Part 2: Decision Trees Flashcards
Decision tree
A decision tree is used to predict the outcome. There are as many splits as attributes. After determining which the possible splits are, the best splits have to be determined to end up with pure nodes. To make this possible, classes are used. To end up with pure nodes, information gain and entropy is used.
Entropy (E)
Measures the uncertainty.
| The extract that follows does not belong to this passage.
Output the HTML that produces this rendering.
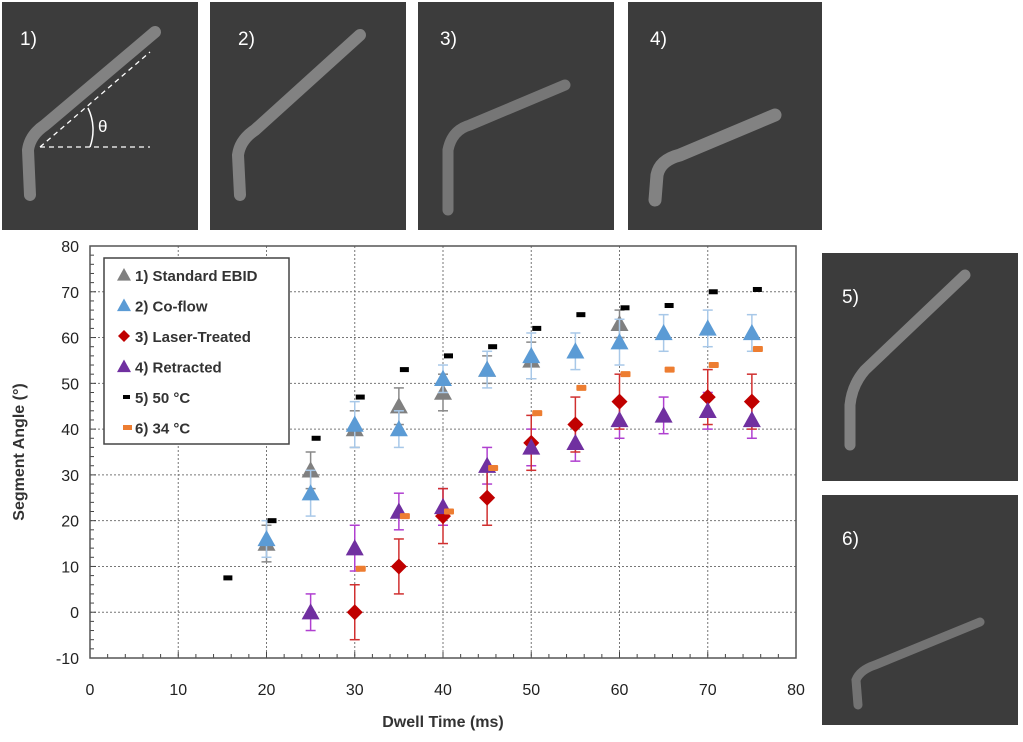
<!DOCTYPE html>
<html><head><meta charset="utf-8"><style>
body{margin:0;background:#fff;}
svg{display:block;font-family:"Liberation Sans",sans-serif;}
</style></head><body>
<svg width="1023" height="742" viewBox="0 0 1023 742">
<g id="panels">
  <g>
    <rect x="2" y="2" width="196" height="228" fill="#3c3c3c"/>
    <path d="M30 195 L28 150 Q30 135 45 125 L155 32" stroke="#9a9a9a" stroke-width="12" fill="none" stroke-linecap="round" opacity="0.75"/>
    <line x1="40" y1="147" x2="150" y2="147" stroke="#fff" stroke-dasharray="5,4" stroke-width="1.3"/>
    <line x1="40" y1="147" x2="150" y2="52" stroke="#fff" stroke-dasharray="5,4" stroke-width="1.3"/>
    <path d="M88 108 A50 50 0 0 1 90 147" stroke="#fff" fill="none" stroke-width="1.5"/>
    <text x="98" y="132" fill="#fff" font-size="17">θ</text>
    <text x="20" y="45" fill="#fff" font-size="19">1)</text>
  </g>
  <g>
    <rect x="210" y="2" width="196" height="228" fill="#3c3c3c"/>
    <path d="M240 195 L238 155 Q240 140 255 130 L360 35" stroke="#9a9a9a" stroke-width="12" fill="none" stroke-linecap="round" opacity="0.75"/>
    <text x="238" y="45" fill="#fff" font-size="19">2)</text>
  </g>
  <g>
    <rect x="418" y="2" width="196" height="228" fill="#3c3c3c"/>
    <path d="M448 210 L448 150 Q452 130 470 125 L565 85" stroke="#8a8a8a" stroke-width="11" fill="none" stroke-linecap="round" opacity="0.75"/>
    <text x="440" y="45" fill="#fff" font-size="19">3)</text>
  </g>
  <g>
    <rect x="628" y="2" width="194" height="228" fill="#3c3c3c"/>
    <path d="M655 200 L657 175 Q660 160 680 155 L775 115" stroke="#9a9a9a" stroke-width="13" fill="none" stroke-linecap="round" opacity="0.75"/>
    <text x="650" y="45" fill="#fff" font-size="19">4)</text>
  </g>
  <g>
    <rect x="822" y="253" width="196" height="228" fill="#3c3c3c"/>
    <path d="M850 445 L850 405 Q852 385 865 370 L965 275" stroke="#9a9a9a" stroke-width="11" fill="none" stroke-linecap="round" opacity="0.75"/>
    <text x="842" y="303" fill="#fff" font-size="19">5)</text>
  </g>
  <g>
    <rect x="822" y="495" width="196" height="230" fill="#3c3c3c"/>
    <path d="M858 705 L856 680 Q860 670 875 665 L980 622" stroke="#858585" stroke-width="9" fill="none" stroke-linecap="round" opacity="0.75"/>
    <text x="842" y="545" fill="#fff" font-size="19">6)</text>
  </g>
</g>
<g id="chart"></g>
</svg>
<script>
const xTicks=[0,10,20,30,40,50,60,70,80];
const yTicks=[-10,0,10,20,30,40,50,60,70,80];
const xStd=[20,25,30,35,40,45,50,60];
const yStd=[15,31,40,45,48,53,55,63];
const eStd=[4,4,4,4,4,3,4,3];
const xCo=[20,25,30,35,40,45,50,55,60,65,70,75];
const yCo=[16,26,41,40,51,53,56,57,59,61,62,61];
const eCo=[4,5,5,4,3,4,5,4,5,4,4,4];
const xLa=[30,35,40,45,50,55,60,70,75];
const yLa=[0,10,21,25,37,41,46,47,46];
const eLa=[6,6,6,6,6,6,6,6,6];
const xRe=[25,30,35,40,45,50,55,60,65,70,75];
const yRe=[0,14,22,23,32,36,37,42,43,44,42];
const eRe=[4,5,4,4,4,4,4,4,4,4,4];
const x50=[15,20,25,30,35,40,45,50,55,60,65,70,75];
const y50=[7.5,20,38,47,53,56,58,62,65,66.5,67,70,70.5];
const x34=[30,35,40,45,50,55,60,65,70,75];
const y34=[9.5,21,22,31.5,43.5,49,52,53,54,57.5];

const L=90,R=796,T=246,B=658;
const X=v=>L+(v-0)/80*(R-L);
const Y=v=>B-(v+10)/90*(B-T);
const g=document.getElementById('chart');
const NS='http://www.w3.org/2000/svg';
function mk(t,a,p){const e=document.createElementNS(NS,t);for(const k in a)e.setAttribute(k,a[k]);(p||g).appendChild(e);return e;}

for(const v of xTicks){if(v===0||v===80)continue;
 const l=mk('line',{x1:X(v),x2:X(v),y1:T,y2:B,stroke:'#777','stroke-dasharray':'2,2','stroke-width':1});
 
 }
for(const v of yTicks){if(v===-10||v===80)continue;
 const l=mk('line',{x1:L,x2:R,y1:Y(v),y2:Y(v),stroke:'#777','stroke-dasharray':'2,2','stroke-width':1});
 
 }
for(let v=0;v<=80;v+=2){mk('line',{x1:X(v),x2:X(v),y1:B,y2:B-(v%10?4:6),stroke:'#444'});}
for(let v=-10;v<=80;v+=2){mk('line',{x1:L,x2:L+(v%10?4:6),y1:Y(v),y2:Y(v),stroke:'#444'});}
const fr=mk('rect',{x:L,y:T,width:R-L,height:B-T,fill:'none',stroke:'#555','stroke-width':1.5});


for(const v of xTicks){const t=mk('text',{x:X(v),y:B+37,'text-anchor':'middle','font-size':16,fill:'#222'});t.textContent=v;
 
 }
for(const v of yTicks){const t=mk('text',{x:L-11,y:Y(v)+6,'text-anchor':'end','font-size':16,fill:'#222'});t.textContent=v;
 
 }
const xt=mk('text',{x:443,y:727,'text-anchor':'middle','font-size':16,'font-weight':'bold',fill:'#333'});xt.textContent='Dwell Time (ms)';


const yt=mk('text',{x:0,y:0,'text-anchor':'middle','font-size':16,'font-weight':'bold',fill:'#333',transform:`translate(24,${(T+B)/2}) rotate(-90)`});yt.textContent='Segment Angle (°)';



function err(x,y,e,c,dx){const cx=X(x)+(dx||0);
 mk('line',{x1:cx,x2:cx,y1:Y(y-e),y2:Y(y+e),stroke:c,'stroke-width':1.5});
 mk('line',{x1:cx-5,x2:cx+5,y1:Y(y-e),y2:Y(y-e),stroke:c,'stroke-width':1.5});
 mk('line',{x1:cx-5,x2:cx+5,y1:Y(y+e),y2:Y(y+e),stroke:c,'stroke-width':1.5});}
function tri(cx,cy,c,s){return mk('path',{d:`M${cx} ${cy-s} L${cx+s} ${cy+s*0.8} L${cx-s} ${cy+s*0.8}Z`,fill:c});}
function dia(cx,cy,c,s){return mk('path',{d:`M${cx} ${cy-s} L${cx+s} ${cy} L${cx} ${cy+s} L${cx-s} ${cy}Z`,fill:c});}

xStd.forEach((x,i)=>{err(x,yStd[i],eStd[i],'#888');const m=tri(X(x),Y(yStd[i]),'#808080',9);
 
 });
xCo.forEach((x,i)=>{err(x,yCo[i],eCo[i],'#a8c8e8');const m=tri(X(x),Y(yCo[i]),'#5b9bd5',9);
 
 });
xRe.forEach((x,i)=>{err(x,yRe[i],eRe[i],'#b040d0');});
xLa.forEach((x,i)=>{err(x,yLa[i],eLa[i],'#d03030');const m=dia(X(x),Y(yLa[i]),'#c00000',8);
 
 });
xRe.forEach((x,i)=>{const m=tri(X(x),Y(yRe[i]),'#7030a0',9);
 
 });
x50.forEach((x,i)=>{const m=mk('rect',{x:X(x)+1,y:Y(y50[i])-2.5,width:9,height:5,fill:'#000'});
 
 });
x34.forEach((x,i)=>{const m=mk('rect',{x:X(x)+1,y:Y(y34[i])-3,width:10,height:6,rx:1,fill:'#ed7d31'});
 
 });

const lg=mk('g',{});


mk('rect',{x:104,y:258,width:185,height:186,fill:'#fff',stroke:'#444','stroke-width':1.5},lg);
const lab=['1) Standard EBID','2) Co-flow','3) Laser-Treated','4) Retracted','5) 50 °C','6) 34 °C'];
lab.forEach((s,i)=>{const cy=275+i*30.5;
 if(i===0)tri(124,cy,'#808080',7);
 if(i===1)tri(124,cy,'#5b9bd5',7);
 if(i===2)dia(124,cy,'#c00000',6);
 if(i===3)tri(124,cy,'#7030a0',7);
 if(i===4)mk('rect',{x:123,y:cy-2,width:7,height:4,fill:'#000'});
 if(i===5)mk('rect',{x:123,y:cy-2.5,width:9,height:5,fill:'#ed7d31'});
 const t=mk('text',{x:135,y:cy+6,'font-size':15,'font-weight':'bold',fill:'#333'});t.textContent=s;
 
 });
</script>
</body></html>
When you have a pure node, E = 0. When there is a high uncertainty E = 1.
Information gain (I)
Measures the increase/decrease in uncertainty given certain information.
Theory regarding entropy
New entropy is always less than the original entropy, which causes an information gain.
Split on attributes
- Number of variables - the splitting is.
+ Univariate - only one variable is tested.
+ Multivariate - more than one variable is tested at once. - Type of splitting variable(s)
+ Nominal - e.g., temp.=cool, temp.=mild, temp.=hot
+ Numerical - e.g., temp.<30, temp. >30. - Number of outcome splits
+ Two (binary) - trees with only binary splits are called binary trees.
+ Multiway split
Decision boundary
Borderline between two neighbouring regions of different classes. Decision boundary is parallel to axes because test condition involves a single attribute at-a-time.
Types of decision trees
Type of predicted variable (end node):
- Nominal (class) = majority of label of instances in node Classification trees.
- Numerical value = average value of instances in node Regression trees.
- Equation = regression equation with least squares fir Model trees.
Tree induction
- Strategy
+ Split the records based on an attribute test that optimizes certain criterion (information gain). - Important issues
+ Determine how to split records
+ How to specify the attribute test condition?
+ How to determine the best split?
+ Determine when to stop splitting. This is also important to keep in mind when there is noice in the data. Data with noise doesn’t have pure nodes, so if you want to reach pure nodes, you’re modelling noise.
Measures for node impurity (a.k.a. when to stop splitting)
- Misclassification error.
- Entropy (this is the preferred option because in general this provides the smallest trees).
- Gini index
Quality of a split
Objective: obtaining pure nodes, i.e., nodes that contain objects from a single class (if node is impure, take majority class as label). - Measures for impurity \+ Misclassification error - fraction of objects that are classified correctly and part incorrectly if we assign every object to the majority class in that node.
Splitting based on classification error
Classification error at a node t:
- Error(t) = 1 - maxP(i|t)
Measures misclassification error made by a node
- Maximum (1-1/nc), when records are equally distributed among all classes.
- Minimum (0.0) when all records belong to one class pure node.
For efficient computation
For each attribute:
- Sort the attribute on values.
- Linearly scan these values, each time updating the count matrix and computing entropy or index.
- Choose the split position that has the least entropy or index.
Regression tree overfitting
Divide the x axis in parts in such a way that in each part the value of the node is equal to the average of the red points. By continuing splitting you can fit the red points arbitrarily well.
- 2 splits
- 4 splits
- 6 splits -> very sensitive to noise.
Growing the tree
Using the training data:
- Split nodes base on impurity criterium.
- Until all leave nodes are pure (impurity = 0)
Problem: if the tree is too large, the model also contains noise of the training data.
Underfitting
When model is too simple, both training and test errors are large.